Octobre 2016 : Sol du rez-de-chaussée : un hérisson de granulat 20/40 est posé sur 20 cm, pour ventiler la dalle de chaux-liège, qui est coulée sur 15 cm.
Pour la dalle chaux-liège, le dosage est de 230 kg de chaux Tradibat85HL + 330 kg de sable + 670 L de liège 4/8 par m3(bouchons recyclés fournis par l’association « La chaîne du liège »). Cette technique a été mise en œuvre sur les conseils de « Maisons Paysannes du Calvados ».
Mars 2017 : plancher du premier étage : l’ancien plancher est déposé. Des poutres et solives sont posées, et des canisses déroulées, qui serviront de coffrage. Puis c'est la pose des portes et des fenêtres en bois.

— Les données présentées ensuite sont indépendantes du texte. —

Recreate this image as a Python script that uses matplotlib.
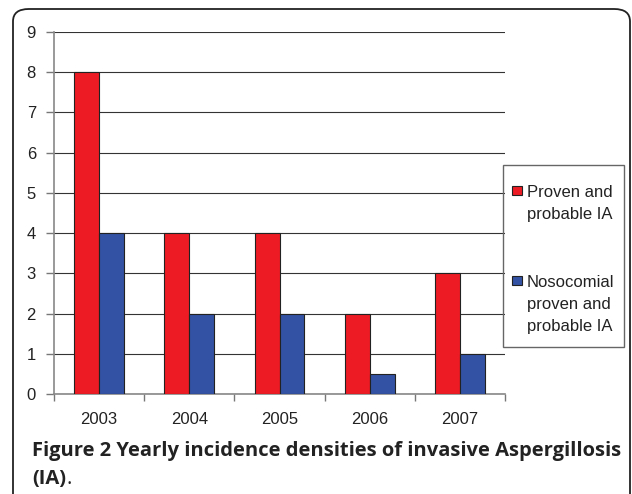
import numpy as np
import matplotlib.pyplot as plt
from matplotlib.patches import FancyBboxPatch, Rectangle

years = ['2003', '2004', '2005', '2006', '2007']
proven = [8, 4, 4, 2, 3]
nosocomial = [4, 2, 2, 0.5, 1]
series_names = [['Proven and', 'probable IA'],
                ['Nosocomial', 'proven and', 'probable IA']]
colors = ['#ED1C24', '#3352A3']

W, H = 632, 494
plt.rcParams['font.family'] = ['Liberation Sans', 'DejaVu Sans']
fig = plt.figure(figsize=(W / 100, H / 100), dpi=100)


def fx(px):
    return px / W


def fy(py):
    return 1 - py / H


# rounded frame around the whole figure
frame = FancyBboxPatch((fx(13), fy(520)), fx(630) - fx(13), fy(9) - fy(520),
                       boxstyle='round,pad=0,rounding_size=0.025',
                       transform=fig.transFigure, fill=False,
                       edgecolor='#222222', linewidth=1.3, clip_on=False)
fig.patches.append(frame)

ax = fig.add_axes([fx(54), fy(394), fx(505) - fx(54), fy(32) - fy(394)])
x = np.arange(len(years))
w = 0.277
ax.bar(x - w / 2, proven, w, color=colors[0], edgecolor='#222222', linewidth=0.8, zorder=3)
ax.bar(x + w / 2, nosocomial, w, color=colors[1], edgecolor='#222222', linewidth=0.8, zorder=3)

ax.set_xlim(-0.5, 4.5)
ax.set_ylim(0, 9)
ax.set_yticks(range(10))
ax.set_xticks(x)
ax.set_xticklabels(years)
ax.set_xticks(np.arange(-0.5, 5, 1), minor=True)
ax.tick_params(axis='x', which='major', length=0, pad=13, labelsize=12, labelcolor='#222222')
ax.tick_params(axis='x', which='minor', length=5, color='#777777', width=1)
ax.tick_params(axis='y', length=6, color='#777777', width=1, pad=7, labelsize=12, labelcolor='#222222')
ax.grid(axis='y', color='#333333', linewidth=0.8, zorder=0)
for s in ['top', 'right']:
    ax.spines[s].set_visible(False)
for s in ['left', 'bottom']:
    ax.spines[s].set_color('#888888')
    ax.spines[s].set_linewidth(1.2)

# legend box drawn by hand so the swatch sits next to the first line
fig.patches.append(Rectangle((fx(503), fy(347)), fx(624) - fx(503), fy(165) - fy(347),
                             transform=fig.transFigure, fill=False,
                             edgecolor='#666666', linewidth=1))
for top, col, lines in zip([186, 276], colors, series_names):
    fig.patches.append(Rectangle((fx(512), fy(top + 9)), fx(10), 9 / H,
                                 transform=fig.transFigure, facecolor=col,
                                 edgecolor='#222222', linewidth=0.8))
    for i, line in enumerate(lines):
        fig.text(fx(527), fy(top + 11 + 22 * i), line, fontsize=12,
                 color='#222222', va='baseline', ha='left')

cap_font = dict(fontsize=14.5, color='#222222', family='Open Sans', va='baseline', ha='left')
fig.text(fx(32), fy(456), 'Figure 2 Yearly incidence densities of invasive Aspergillosis',
         fontweight='bold', **cap_font)
t = fig.text(fx(32), fy(484), '(IA)', fontweight='bold', **cap_font)
r = fig.canvas.get_renderer()
bb = t.get_window_extent(renderer=r)
fig.text(bb.x1 / W, fy(484), '.', **cap_font)

fig.savefig('out.png', dpi=100)
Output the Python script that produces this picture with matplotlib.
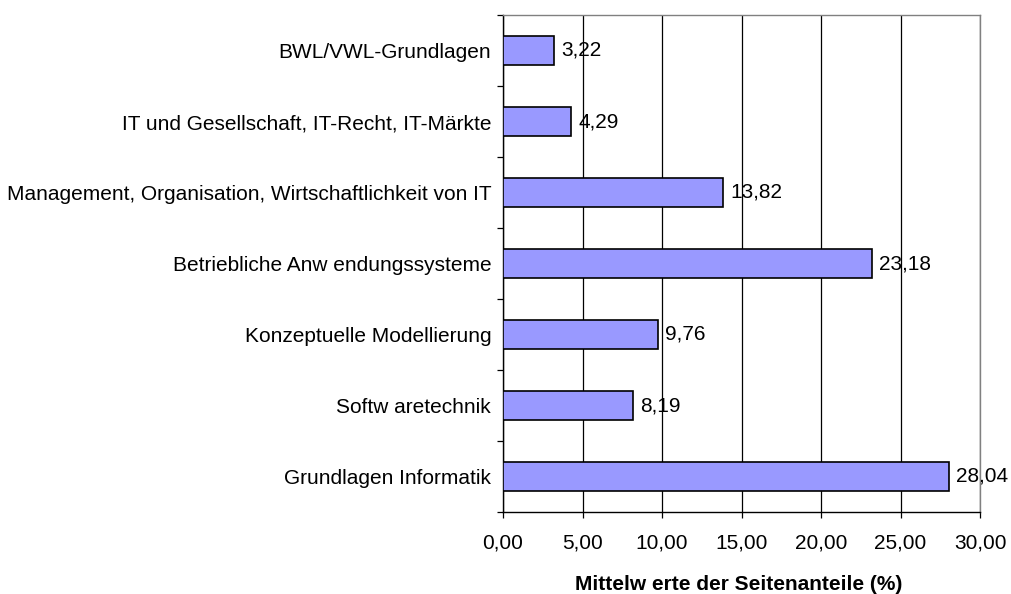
import matplotlib
matplotlib.use("Agg")
import matplotlib.pyplot as plt

categories = [
    "BWL/VWL-Grundlagen",
    "IT und Gesellschaft, IT-Recht, IT-Märkte",
    "Management, Organisation, Wirtschaftlichkeit von IT",
    "Betriebliche Anw endungssysteme",
    "Konzeptuelle Modellierung",
    "Softw aretechnik",
    "Grundlagen Informatik",
]
values = [3.22, 4.29, 13.82, 23.18, 9.76, 8.19, 28.04]
xticks = [0, 5, 10, 15, 20, 25, 30]
xlabel = "Mittelw erte der Seitenanteile (%)"

plt.rcParams['font.family'] = ['Liberation Sans', 'DejaVu Sans']
FS = 15

fig = plt.figure(figsize=(10.11, 5.94), dpi=100)
ax = fig.add_axes([503/1011, 1 - 512/594, (980 - 503)/1011, (512 - 15)/594])

n = len(categories)
ypos = list(range(n))
ax.barh(ypos, values, height=0.42, color="#9999FF", edgecolor="black", linewidth=1.2, zorder=3)
ax.set_ylim(n - 0.5, -0.5)
ax.set_xlim(0, 30)

for y, v in zip(ypos, values):
    ax.text(v + 0.45, y, f"{v:.2f}".replace(".", ","), va="center", ha="left", fontsize=FS, zorder=4)

ax.set_xticks(xticks)
ax.set_xticklabels([f"{t:.2f}".replace(".", ",") for t in xticks], fontsize=FS)
ax.xaxis.grid(True, color="black", linewidth=0.9, zorder=0)
ax.set_axisbelow(True)

ax.set_yticks([i - 0.5 for i in range(n + 1)])
ax.set_yticklabels([])
ax.set_yticks(ypos, minor=True)
ax.set_yticklabels(categories, minor=True, fontsize=FS)
ax.tick_params(axis="y", which="minor", length=0, pad=8.5)
ax.tick_params(axis="y", which="major", length=4.5, direction="out", width=0.9)
ax.tick_params(axis="x", length=4.5, direction="out", width=0.9, pad=11)

for s in ["top", "right"]:
    ax.spines[s].set_color("#808080")
    ax.spines[s].set_linewidth(1)
for s in ["left", "bottom"]:
    ax.spines[s].set_color("black")
    ax.spines[s].set_linewidth(1)

fig.text(739/1011, 1 - 590/594, xlabel, ha="center", va="baseline", fontsize=FS,
         fontweight="bold", fontstretch="expanded")

fig.savefig("out.png", dpi=100)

Les travaux de charpente, de renfort et choix des huisseries ont bénéficié de l’appui technique de « Maisons paysannes de l’Eure ».
Mai 2017 : Plancher du premier étage : un papier Kraft est intercalé, puis un contre solivage posé. Une partie de la toiture nord (des tuiles en fibro-ciment, non changées) est momentanément découverte pour permettre de déverser le béton de chanvre à l’aide d’un godet.
Le mélange est réparti sur 30 cm, sans tasser, puis arasé. Divers capteurs sont installés également. Le dosage pour 1 m3 : 200 kg de chaux Tradibat 85HL + 270 L d’eau + 100 kg de chènevotte Kanabat
Leur épaisseur finale est homogène. Le béton de chanvre atteint 30 cm en pleine épaisseur ; il est de 15 cm en recouvrement des bois de colombage (de section 15 cm). Et 10 cm de béton de chanvre couvrent le soubassement brique-silex, épais de quelque 20 cm d’épaisseur.
Pose d’une ossature bois ; distribution des réseaux électriques et de communication ; installation de capteurs.
Pose des banches en bois sur 50 cm de haut. Le béton de chanvre est rempli manuellement sur 20 cm de haut, avant d’être tassé au droit des parois et montants en bois (le « cœur » est laissé aéré).
Le béton de chanvre peut être décoffré aussitôt. Le dosage pour 1 m3 : 330 kg de chaux Nathural NHL3,5 + 350 L d’eau + 100 kg de chènevotte Kanabat
Noyés à l’intérieur, les colombages sont apparents à l’extérieur.
Septembre 2017 : Un enduit chaux-sable lissé vient protéger le mur sud.
Il faut compter 70 € pour la dalle en chaux-liège, 125 € pour les murs chaux-chanvre, 65 € pour l’enduit intérieur chaux-chanvre et 110 €, pour le plancher chaux-chanvre
En attendant des preuves scientifiques chiffrées, certains maîtres d’ouvrage choisissent désormais de faire confiance au matériau dans des réalisations de grande ampleur : le premier bâtiment tertiaire de grande superficie réalisé en France en béton de chanvre sort de terre près de Rennes.
Utilisant notamment un système novateur de mur rideau bois/béton de chanvre (avec de la chaux Tradical de chez BCB) il sera le premier bâtiment labellisé E+C- en béton de chanvre et, par ailleurs, le premier labellisé Bas Carbone en béton de chanvre.